* [Task objective] Write out again, word for word, the lines below from the line that holds "Reproduce this chart with D3.js." through the line that holds "g = svg.append('g').attr('transform', 'translate('", omitting pictures.
## start Supplied data
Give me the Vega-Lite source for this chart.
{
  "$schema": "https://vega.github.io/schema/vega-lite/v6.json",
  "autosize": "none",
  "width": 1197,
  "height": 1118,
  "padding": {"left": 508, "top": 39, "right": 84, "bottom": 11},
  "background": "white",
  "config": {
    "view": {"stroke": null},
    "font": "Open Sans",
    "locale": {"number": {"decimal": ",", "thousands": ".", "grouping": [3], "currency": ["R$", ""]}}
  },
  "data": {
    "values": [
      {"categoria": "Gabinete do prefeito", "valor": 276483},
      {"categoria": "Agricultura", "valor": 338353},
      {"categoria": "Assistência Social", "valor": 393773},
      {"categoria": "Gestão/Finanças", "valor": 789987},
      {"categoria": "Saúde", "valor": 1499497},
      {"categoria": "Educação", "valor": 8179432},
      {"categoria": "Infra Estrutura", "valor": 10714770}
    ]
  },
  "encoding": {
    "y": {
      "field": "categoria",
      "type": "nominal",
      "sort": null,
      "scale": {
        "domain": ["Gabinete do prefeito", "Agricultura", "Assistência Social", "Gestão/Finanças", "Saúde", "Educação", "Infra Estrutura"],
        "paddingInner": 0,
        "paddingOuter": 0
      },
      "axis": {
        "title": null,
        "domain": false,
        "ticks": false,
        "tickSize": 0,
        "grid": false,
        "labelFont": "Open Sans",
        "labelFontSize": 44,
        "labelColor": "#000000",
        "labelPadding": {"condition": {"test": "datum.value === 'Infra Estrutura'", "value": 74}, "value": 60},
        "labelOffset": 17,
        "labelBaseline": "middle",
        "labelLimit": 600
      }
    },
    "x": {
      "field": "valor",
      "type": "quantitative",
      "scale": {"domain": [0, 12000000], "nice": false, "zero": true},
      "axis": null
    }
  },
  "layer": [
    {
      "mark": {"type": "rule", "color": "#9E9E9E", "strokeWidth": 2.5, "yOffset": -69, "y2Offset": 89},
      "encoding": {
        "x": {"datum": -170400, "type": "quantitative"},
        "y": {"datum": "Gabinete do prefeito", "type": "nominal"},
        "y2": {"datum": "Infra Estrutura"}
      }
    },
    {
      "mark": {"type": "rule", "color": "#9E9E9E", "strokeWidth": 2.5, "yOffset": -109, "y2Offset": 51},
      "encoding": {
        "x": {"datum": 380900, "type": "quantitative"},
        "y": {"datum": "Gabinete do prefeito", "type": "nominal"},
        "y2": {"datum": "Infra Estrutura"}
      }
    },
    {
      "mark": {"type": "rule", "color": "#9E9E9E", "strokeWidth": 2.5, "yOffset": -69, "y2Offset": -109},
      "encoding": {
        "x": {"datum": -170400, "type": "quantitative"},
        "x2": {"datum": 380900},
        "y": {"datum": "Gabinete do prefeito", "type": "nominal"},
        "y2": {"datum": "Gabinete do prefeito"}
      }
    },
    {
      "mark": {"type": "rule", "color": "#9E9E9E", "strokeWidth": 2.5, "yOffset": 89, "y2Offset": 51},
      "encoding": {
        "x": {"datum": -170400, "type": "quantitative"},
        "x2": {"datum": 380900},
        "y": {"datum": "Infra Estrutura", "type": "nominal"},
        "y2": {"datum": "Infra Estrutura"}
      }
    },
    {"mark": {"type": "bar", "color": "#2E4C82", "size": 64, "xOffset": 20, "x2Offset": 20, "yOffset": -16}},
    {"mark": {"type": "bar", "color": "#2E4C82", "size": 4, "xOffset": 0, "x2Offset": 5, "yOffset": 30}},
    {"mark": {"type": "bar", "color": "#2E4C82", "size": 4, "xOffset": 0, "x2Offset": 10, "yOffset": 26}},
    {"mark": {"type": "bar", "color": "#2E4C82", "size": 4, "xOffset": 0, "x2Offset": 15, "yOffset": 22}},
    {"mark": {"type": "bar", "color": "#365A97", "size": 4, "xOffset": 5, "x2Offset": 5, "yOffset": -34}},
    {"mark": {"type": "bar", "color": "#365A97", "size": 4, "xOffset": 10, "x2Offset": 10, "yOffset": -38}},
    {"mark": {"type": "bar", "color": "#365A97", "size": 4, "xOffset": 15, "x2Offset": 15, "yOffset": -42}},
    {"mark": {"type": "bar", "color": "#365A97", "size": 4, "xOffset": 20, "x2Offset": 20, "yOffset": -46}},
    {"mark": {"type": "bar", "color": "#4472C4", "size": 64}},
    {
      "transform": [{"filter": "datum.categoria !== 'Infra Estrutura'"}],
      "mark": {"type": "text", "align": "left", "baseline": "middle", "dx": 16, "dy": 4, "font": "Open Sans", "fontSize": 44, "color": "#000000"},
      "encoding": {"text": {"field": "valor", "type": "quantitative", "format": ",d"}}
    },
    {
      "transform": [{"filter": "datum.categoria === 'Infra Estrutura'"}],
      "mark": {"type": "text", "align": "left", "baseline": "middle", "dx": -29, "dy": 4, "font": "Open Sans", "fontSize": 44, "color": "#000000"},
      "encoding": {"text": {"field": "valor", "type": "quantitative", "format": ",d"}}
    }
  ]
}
## end Supplied data
## start Supplied data
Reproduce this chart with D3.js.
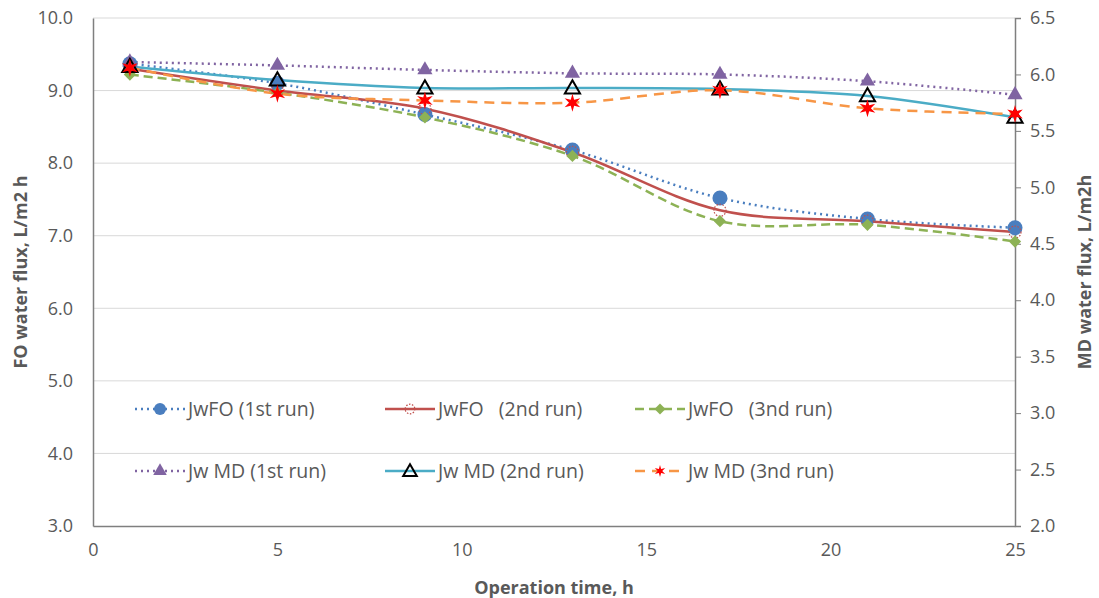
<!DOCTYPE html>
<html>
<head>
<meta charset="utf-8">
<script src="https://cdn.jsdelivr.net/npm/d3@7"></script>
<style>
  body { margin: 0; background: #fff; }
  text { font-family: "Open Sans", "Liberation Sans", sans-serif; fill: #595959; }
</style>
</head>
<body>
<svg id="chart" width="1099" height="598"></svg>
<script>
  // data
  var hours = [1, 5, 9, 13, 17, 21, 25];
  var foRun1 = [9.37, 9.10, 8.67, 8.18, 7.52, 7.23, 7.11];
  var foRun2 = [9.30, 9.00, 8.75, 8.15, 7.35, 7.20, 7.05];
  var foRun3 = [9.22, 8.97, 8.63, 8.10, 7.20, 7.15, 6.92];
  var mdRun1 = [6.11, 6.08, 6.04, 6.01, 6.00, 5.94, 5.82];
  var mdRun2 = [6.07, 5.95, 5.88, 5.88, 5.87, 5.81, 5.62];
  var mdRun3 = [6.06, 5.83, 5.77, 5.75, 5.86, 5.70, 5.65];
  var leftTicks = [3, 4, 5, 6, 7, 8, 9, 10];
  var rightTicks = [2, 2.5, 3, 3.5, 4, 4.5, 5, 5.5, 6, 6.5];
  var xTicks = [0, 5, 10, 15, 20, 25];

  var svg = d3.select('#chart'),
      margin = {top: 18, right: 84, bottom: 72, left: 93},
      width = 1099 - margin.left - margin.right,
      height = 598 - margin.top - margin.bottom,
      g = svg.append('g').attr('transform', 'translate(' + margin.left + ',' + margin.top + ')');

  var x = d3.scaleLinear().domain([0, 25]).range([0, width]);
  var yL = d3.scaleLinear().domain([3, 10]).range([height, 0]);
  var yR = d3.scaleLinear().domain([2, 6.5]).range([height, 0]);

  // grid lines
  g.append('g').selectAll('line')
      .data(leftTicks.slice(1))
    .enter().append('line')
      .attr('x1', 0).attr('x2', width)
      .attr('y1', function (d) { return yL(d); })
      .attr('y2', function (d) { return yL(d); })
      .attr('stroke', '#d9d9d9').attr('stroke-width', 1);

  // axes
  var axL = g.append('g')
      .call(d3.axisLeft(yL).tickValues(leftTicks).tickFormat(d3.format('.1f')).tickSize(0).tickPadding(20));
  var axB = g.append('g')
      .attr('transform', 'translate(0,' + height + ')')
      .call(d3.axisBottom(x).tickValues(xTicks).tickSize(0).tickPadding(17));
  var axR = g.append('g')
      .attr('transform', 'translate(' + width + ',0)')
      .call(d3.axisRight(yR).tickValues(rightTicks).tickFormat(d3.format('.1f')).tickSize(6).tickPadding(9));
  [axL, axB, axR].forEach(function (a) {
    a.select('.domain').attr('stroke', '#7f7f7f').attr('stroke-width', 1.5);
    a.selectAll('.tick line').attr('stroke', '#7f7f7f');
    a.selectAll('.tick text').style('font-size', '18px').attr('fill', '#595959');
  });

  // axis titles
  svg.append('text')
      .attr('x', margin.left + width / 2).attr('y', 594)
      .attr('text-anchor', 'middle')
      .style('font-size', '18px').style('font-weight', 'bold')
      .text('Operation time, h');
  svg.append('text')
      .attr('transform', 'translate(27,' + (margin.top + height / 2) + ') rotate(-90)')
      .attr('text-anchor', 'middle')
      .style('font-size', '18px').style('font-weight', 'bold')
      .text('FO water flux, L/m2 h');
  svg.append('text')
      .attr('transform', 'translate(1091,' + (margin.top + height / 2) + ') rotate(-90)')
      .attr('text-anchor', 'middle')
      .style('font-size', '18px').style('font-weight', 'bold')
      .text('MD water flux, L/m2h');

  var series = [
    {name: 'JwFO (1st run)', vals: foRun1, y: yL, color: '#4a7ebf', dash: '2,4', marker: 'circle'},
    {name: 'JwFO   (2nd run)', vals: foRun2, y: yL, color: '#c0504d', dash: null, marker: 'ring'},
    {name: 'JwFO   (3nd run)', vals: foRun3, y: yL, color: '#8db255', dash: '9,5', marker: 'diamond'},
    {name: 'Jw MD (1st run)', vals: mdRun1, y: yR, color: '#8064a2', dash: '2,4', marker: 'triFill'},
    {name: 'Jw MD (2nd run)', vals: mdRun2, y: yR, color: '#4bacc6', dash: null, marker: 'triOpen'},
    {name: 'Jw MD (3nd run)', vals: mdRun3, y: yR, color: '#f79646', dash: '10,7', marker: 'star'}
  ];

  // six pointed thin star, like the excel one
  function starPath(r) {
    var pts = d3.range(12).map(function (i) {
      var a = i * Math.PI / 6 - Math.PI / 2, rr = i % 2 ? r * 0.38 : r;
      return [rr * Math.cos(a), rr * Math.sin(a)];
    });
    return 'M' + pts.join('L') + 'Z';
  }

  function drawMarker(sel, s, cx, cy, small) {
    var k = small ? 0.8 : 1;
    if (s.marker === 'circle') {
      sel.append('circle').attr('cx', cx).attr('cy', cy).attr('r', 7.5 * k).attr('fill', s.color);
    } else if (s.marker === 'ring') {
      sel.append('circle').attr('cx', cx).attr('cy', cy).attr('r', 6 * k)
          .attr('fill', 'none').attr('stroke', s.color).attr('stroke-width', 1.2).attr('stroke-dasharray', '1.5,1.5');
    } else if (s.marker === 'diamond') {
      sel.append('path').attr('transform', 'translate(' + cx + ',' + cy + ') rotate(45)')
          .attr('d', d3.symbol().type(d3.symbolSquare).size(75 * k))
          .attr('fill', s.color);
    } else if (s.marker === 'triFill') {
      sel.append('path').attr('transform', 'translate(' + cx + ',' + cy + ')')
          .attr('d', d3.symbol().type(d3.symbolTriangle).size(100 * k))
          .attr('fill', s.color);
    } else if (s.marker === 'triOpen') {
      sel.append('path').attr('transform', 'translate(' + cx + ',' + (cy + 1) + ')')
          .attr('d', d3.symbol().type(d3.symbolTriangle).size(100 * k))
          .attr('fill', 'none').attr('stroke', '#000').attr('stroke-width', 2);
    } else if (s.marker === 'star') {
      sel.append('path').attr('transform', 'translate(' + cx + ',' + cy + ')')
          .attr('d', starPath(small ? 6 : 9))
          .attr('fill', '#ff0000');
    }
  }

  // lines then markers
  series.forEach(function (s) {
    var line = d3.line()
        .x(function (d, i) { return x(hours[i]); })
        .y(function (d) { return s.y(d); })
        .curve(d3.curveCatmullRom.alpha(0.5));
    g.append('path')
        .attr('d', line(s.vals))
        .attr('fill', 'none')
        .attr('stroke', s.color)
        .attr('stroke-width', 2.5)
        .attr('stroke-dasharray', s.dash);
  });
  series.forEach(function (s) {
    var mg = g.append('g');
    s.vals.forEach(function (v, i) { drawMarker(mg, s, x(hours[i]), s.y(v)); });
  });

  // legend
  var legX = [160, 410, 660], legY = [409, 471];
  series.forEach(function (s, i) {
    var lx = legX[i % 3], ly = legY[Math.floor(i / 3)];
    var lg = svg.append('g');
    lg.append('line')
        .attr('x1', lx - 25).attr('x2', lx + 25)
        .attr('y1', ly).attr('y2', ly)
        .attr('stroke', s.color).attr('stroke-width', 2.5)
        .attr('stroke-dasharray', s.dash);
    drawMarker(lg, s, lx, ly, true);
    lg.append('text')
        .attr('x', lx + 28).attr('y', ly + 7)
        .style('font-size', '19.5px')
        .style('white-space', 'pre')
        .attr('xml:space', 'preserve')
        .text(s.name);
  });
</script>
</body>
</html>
## end Supplied data
* [Task solution]
Reproduce this chart with D3.js.
<!DOCTYPE html>
<html>
<head>
<meta charset="utf-8">
<script src="https://cdn.jsdelivr.net/npm/d3@7"></script>
<style>
  body { margin: 0; background: #fff; }
  text { font-family: "Open Sans", "Liberation Sans", sans-serif; fill: #595959; }
</style>
</head>
<body>
<svg id="chart" width="1099" height="598"></svg>
<script>
  // data
  var hours = [1, 5, 9, 13, 17, 21, 25];
  var foRun1 = [9.37, 9.10, 8.67, 8.18, 7.52, 7.23, 7.11];
  var foRun2 = [9.30, 9.00, 8.75, 8.15, 7.35, 7.20, 7.05];
  var foRun3 = [9.22, 8.97, 8.63, 8.10, 7.20, 7.15, 6.92];
  var mdRun1 = [6.11, 6.08, 6.04, 6.01, 6.00, 5.94, 5.82];
  var mdRun2 = [6.07, 5.95, 5.88, 5.88, 5.87, 5.81, 5.62];
  var mdRun3 = [6.06, 5.83, 5.77, 5.75, 5.86, 5.70, 5.65];
  var leftTicks = [3, 4, 5, 6, 7, 8, 9, 10];
  var rightTicks = [2, 2.5, 3, 3.5, 4, 4.5, 5, 5.5, 6, 6.5];
  var xTicks = [0, 5, 10, 15, 20, 25];

  var svg = d3.select('#chart'),
      margin = {top: 18, right: 84, bottom: 72, left: 93},
      width = 1099 - margin.left - margin.right,
      height = 598 - margin.top - margin.bottom,
      g = svg.append('g').attr('transform', 'translate(' + margin.left + ',' + margin.top + ')');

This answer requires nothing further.